-------- DATA FOR THIS EXERCISE

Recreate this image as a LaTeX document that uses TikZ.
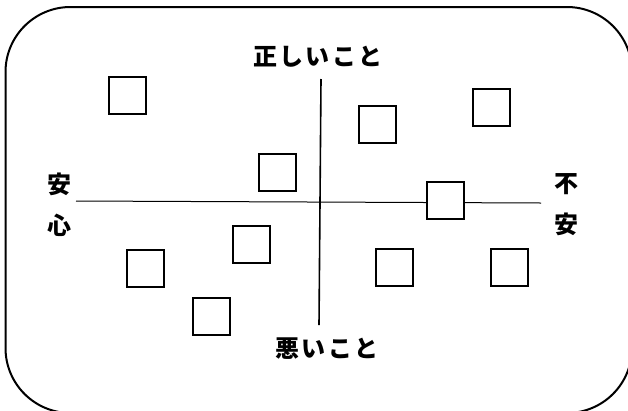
\documentclass[tikz,border=0pt]{standalone}
\usepackage{fontspec}
\newfontfamily\jp{Noto Sans CJK JP}[LetterSpace=9]
\begin{document}
\begin{tikzpicture}[x=1pt,y=-1pt,
  box/.style={draw,fill=white,line width=2pt,minimum size=37pt,inner sep=0pt},
  lab/.style={font=\jp\bfseries\fontsize{24}{41}\selectfont,inner sep=0pt,align=center}]
\useasboundingbox (0,0) rectangle (628,410);
\draw[line width=2pt,rounded corners=65pt] (5.5,7) rectangle (632,413);
\coordinate (vt) at (321,79);
\coordinate (vb) at (319,325);
\coordinate (hl) at (76,201);
\coordinate (hr) at (541,203);
\draw[line width=1.6pt] (vt) -- (vb);
\draw[line width=1pt] (hl) -- (hr);
\node[box] (s1) at (127,95) {};
\node[box] (s2) at (377,124) {};
\node[box] (s3) at (491,107) {};
\node[box] (s4) at (277,172) {};
\node[box] (s5) at (445,200) {};
\node[box] (s6) at (251,244) {};
\node[box] (s7) at (145,268) {};
\node[box] (s8) at (394.5,267.5) {};
\node[box] (s9) at (509,267.5) {};
\node[box] (s10) at (211,316) {};
\node[lab] (top) at (318,57) {正しいこと};
\node[lab] (bot) at (327,349) {悪いこと};
\node[lab] (left) at (59,205) {安\\心};
\node[lab] (right) at (566,205) {不\\安};
\end{tikzpicture}
\end{document}
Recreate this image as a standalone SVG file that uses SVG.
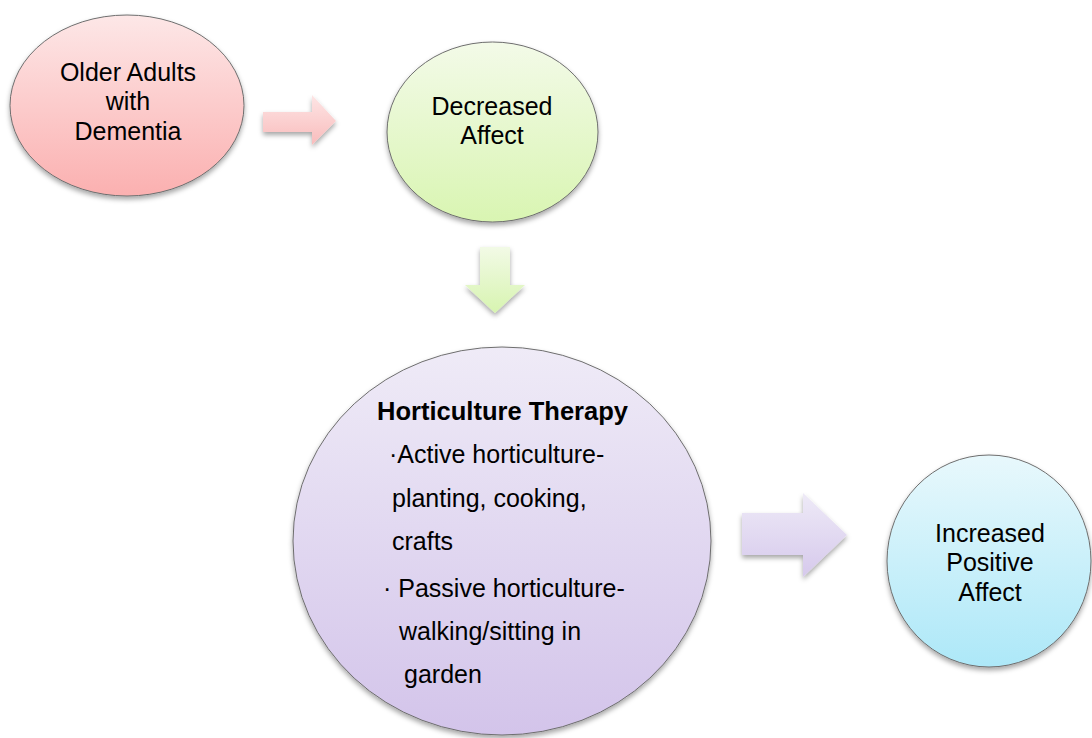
<svg xmlns="http://www.w3.org/2000/svg" width="1092" height="738" viewBox="0 0 1092 738">
<defs>
<linearGradient id="gPink" x1="0" y1="0" x2="0" y2="1"><stop offset="0" stop-color="#fde7e7"/><stop offset="1" stop-color="#fbb0b0"/></linearGradient>
<linearGradient id="gGreen" x1="0" y1="0" x2="0" y2="1"><stop offset="0" stop-color="#f3fae8"/><stop offset="1" stop-color="#d9f5b2"/></linearGradient>
<linearGradient id="gPurple" x1="0" y1="0" x2="0" y2="1"><stop offset="0" stop-color="#efebf7"/><stop offset="1" stop-color="#d3c4ea"/></linearGradient>
<linearGradient id="gBlue" x1="0" y1="0" x2="0" y2="1"><stop offset="0" stop-color="#e8f8fc"/><stop offset="1" stop-color="#ade8f8"/></linearGradient>
<linearGradient id="aPink" x1="0" y1="0" x2="0" y2="1"><stop offset="0" stop-color="#fde5e5"/><stop offset="1" stop-color="#f9bcbc"/></linearGradient>
<linearGradient id="aGreen" x1="0" y1="0" x2="0" y2="1"><stop offset="0" stop-color="#f2fae6"/><stop offset="1" stop-color="#d7f4b0"/></linearGradient>
<linearGradient id="aPurple" x1="0" y1="0" x2="0" y2="1"><stop offset="0" stop-color="#eeeaf7"/><stop offset="1" stop-color="#d6c9ec"/></linearGradient>
<filter id="sh" x="-20%" y="-20%" width="140%" height="150%"><feDropShadow dx="0" dy="3" stdDeviation="2.5" flood-color="#000" flood-opacity="0.35"/></filter>
</defs>
<style>
.node ellipse{stroke:#6e6e6e;stroke-width:1;filter:url(#sh)}
.t{font-family:"Liberation Sans",Arial,sans-serif;font-size:25px;fill:#000;text-anchor:middle}
.tl{font-family:"Liberation Sans",Arial,sans-serif;font-size:25px;fill:#000}
.b{font-weight:bold}
.arr{filter:url(#sh)}
</style>
<g id="connectors">
<path class="arr" fill="url(#aPink)" d="M263,112 H312 V95 L336,121 L312,145 V132 H263 Z"/>
<path class="arr" fill="url(#aGreen)" d="M480,247 H510 V285 H525 L495,313 L465,285 H480 Z"/>
<path class="arr" fill="url(#aPurple)" d="M742,513 H803 V493 L847,535 L803,577 V555 H742 Z"/>
</g>
<g id="node-older-adults" class="node">
<ellipse cx="127" cy="105.5" rx="117" ry="90.5" fill="url(#gPink)"/>
<text class="t" x="128" y="81">Older Adults</text>
<text class="t" x="128" y="110">with</text>
<text class="t" x="128" y="140">Dementia</text>
</g>
<g id="node-decreased-affect" class="node">
<ellipse cx="492.5" cy="132" rx="105.5" ry="90" fill="url(#gGreen)"/>
<text class="t" x="492" y="115">Decreased</text>
<text class="t" x="492" y="144">Affect</text>
</g>
<g id="node-horticulture" class="node">
<ellipse cx="502" cy="541" rx="209" ry="194" fill="url(#gPurple)"/>
<text class="tl b" x="377" y="420" textLength="251" lengthAdjust="spacingAndGlyphs">Horticulture Therapy</text>
<text class="tl" x="389" y="463">·Active horticulture-</text>
<text class="tl" x="392" y="507">planting, cooking,</text>
<text class="tl" x="392" y="550">crafts</text>
<text class="tl" x="383" y="597">· Passive horticulture-</text>
<text class="tl" x="399" y="640">walking/sitting in</text>
<text class="tl" x="404" y="683">garden</text>
</g>
<g id="node-increased" class="node">
<ellipse cx="989" cy="561" rx="102" ry="106" fill="url(#gBlue)"/>
<text class="t" x="990" y="542">Increased</text>
<text class="t" x="990" y="571">Positive</text>
<text class="t" x="990" y="601">Affect</text>
</g>
</svg>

----------------

§ EXERCISE OBJECTIVE:
Reproduce each line of the records exactly, and omit every picture.

§ RESULT OF THIS EXERCISE:
Recreate this image as a LaTeX document that uses TikZ.
\documentclass[tikz,border=0pt]{standalone}
\usepackage{fontspec}
\newfontfamily\jp{Noto Sans CJK JP}[LetterSpace=9]
\begin{document}
\begin{tikzpicture}[x=1pt,y=-1pt,
  box/.style={draw,fill=white,line width=2pt,minimum size=37pt,inner sep=0pt},
  lab/.style={font=\jp\bfseries\fontsize{24}{41}\selectfont,inner sep=0pt,align=center}]
\useasboundingbox (0,0) rectangle (628,410);
\draw[line width=2pt,rounded corners=65pt] (5.5,7) rectangle (632,413);
\coordinate (vt) at (321,79);
\coordinate (vb) at (319,325);
\coordinate (hl) at (76,201);
\coordinate (hr) at (541,203);
\draw[line width=1.6pt] (vt) -- (vb);
\draw[line width=1pt] (hl) -- (hr);
\node[box] (s1) at (127,95) {};
\node[box] (s2) at (377,124) {};
\node[box] (s3) at (491,107) {};
\node[box] (s4) at (277,172) {};
\node[box] (s5) at (445,200) {};
\node[box] (s6) at (251,244) {};
\node[box] (s7) at (145,268) {};
\node[box] (s8) at (394.5,267.5) {};
\node[box] (s9) at (509,267.5) {};
\node[box] (s10) at (211,316) {};
\node[lab] (top) at (318,57) {正しいこと};
\node[lab] (bot) at (327,349) {悪いこと};
\node[lab] (left) at (59,205) {安\\心};
\node[lab] (right) at (566,205) {不\\安};
\end{tikzpicture}
\end{document}
Recreate this image as a standalone SVG file that uses SVG.
<svg xmlns="http://www.w3.org/2000/svg" width="1092" height="738" viewBox="0 0 1092 738">
<defs>
<linearGradient id="gPink" x1="0" y1="0" x2="0" y2="1"><stop offset="0" stop-color="#fde7e7"/><stop offset="1" stop-color="#fbb0b0"/></linearGradient>
<linearGradient id="gGreen" x1="0" y1="0" x2="0" y2="1"><stop offset="0" stop-color="#f3fae8"/><stop offset="1" stop-color="#d9f5b2"/></linearGradient>
<linearGradient id="gPurple" x1="0" y1="0" x2="0" y2="1"><stop offset="0" stop-color="#efebf7"/><stop offset="1" stop-color="#d3c4ea"/></linearGradient>
<linearGradient id="gBlue" x1="0" y1="0" x2="0" y2="1"><stop offset="0" stop-color="#e8f8fc"/><stop offset="1" stop-color="#ade8f8"/></linearGradient>
<linearGradient id="aPink" x1="0" y1="0" x2="0" y2="1"><stop offset="0" stop-color="#fde5e5"/><stop offset="1" stop-color="#f9bcbc"/></linearGradient>
<linearGradient id="aGreen" x1="0" y1="0" x2="0" y2="1"><stop offset="0" stop-color="#f2fae6"/><stop offset="1" stop-color="#d7f4b0"/></linearGradient>
<linearGradient id="aPurple" x1="0" y1="0" x2="0" y2="1"><stop offset="0" stop-color="#eeeaf7"/><stop offset="1" stop-color="#d6c9ec"/></linearGradient>
<filter id="sh" x="-20%" y="-20%" width="140%" height="150%"><feDropShadow dx="0" dy="3" stdDeviation="2.5" flood-color="#000" flood-opacity="0.35"/></filter>
</defs>
<style>
.node ellipse{stroke:#6e6e6e;stroke-width:1;filter:url(#sh)}
.t{font-family:"Liberation Sans",Arial,sans-serif;font-size:25px;fill:#000;text-anchor:middle}
.tl{font-family:"Liberation Sans",Arial,sans-serif;font-size:25px;fill:#000}
.b{font-weight:bold}
.arr{filter:url(#sh)}
</style>
<g id="connectors">
<path class="arr" fill="url(#aPink)" d="M263,112 H312 V95 L336,121 L312,145 V132 H263 Z"/>
<path class="arr" fill="url(#aGreen)" d="M480,247 H510 V285 H525 L495,313 L465,285 H480 Z"/>
<path class="arr" fill="url(#aPurple)" d="M742,513 H803 V493 L847,535 L803,577 V555 H742 Z"/>
</g>
<g id="node-older-adults" class="node">
<ellipse cx="127" cy="105.5" rx="117" ry="90.5" fill="url(#gPink)"/>
<text class="t" x="128" y="81">Older Adults</text>
<text class="t" x="128" y="110">with</text>
<text class="t" x="128" y="140">Dementia</text>
</g>
<g id="node-decreased-affect" class="node">
<ellipse cx="492.5" cy="132" rx="105.5" ry="90" fill="url(#gGreen)"/>
<text class="t" x="492" y="115">Decreased</text>
<text class="t" x="492" y="144">Affect</text>
</g>
<g id="node-horticulture" class="node">
<ellipse cx="502" cy="541" rx="209" ry="194" fill="url(#gPurple)"/>
<text class="tl b" x="377" y="420" textLength="251" lengthAdjust="spacingAndGlyphs">Horticulture Therapy</text>
<text class="tl" x="389" y="463">·Active horticulture-</text>
<text class="tl" x="392" y="507">planting, cooking,</text>
<text class="tl" x="392" y="550">crafts</text>
<text class="tl" x="383" y="597">· Passive horticulture-</text>
<text class="tl" x="399" y="640">walking/sitting in</text>
<text class="tl" x="404" y="683">garden</text>
</g>
<g id="node-increased" class="node">
<ellipse cx="989" cy="561" rx="102" ry="106" fill="url(#gBlue)"/>
<text class="t" x="990" y="542">Increased</text>
<text class="t" x="990" y="571">Positive</text>
<text class="t" x="990" y="601">Affect</text>
</g>
</svg>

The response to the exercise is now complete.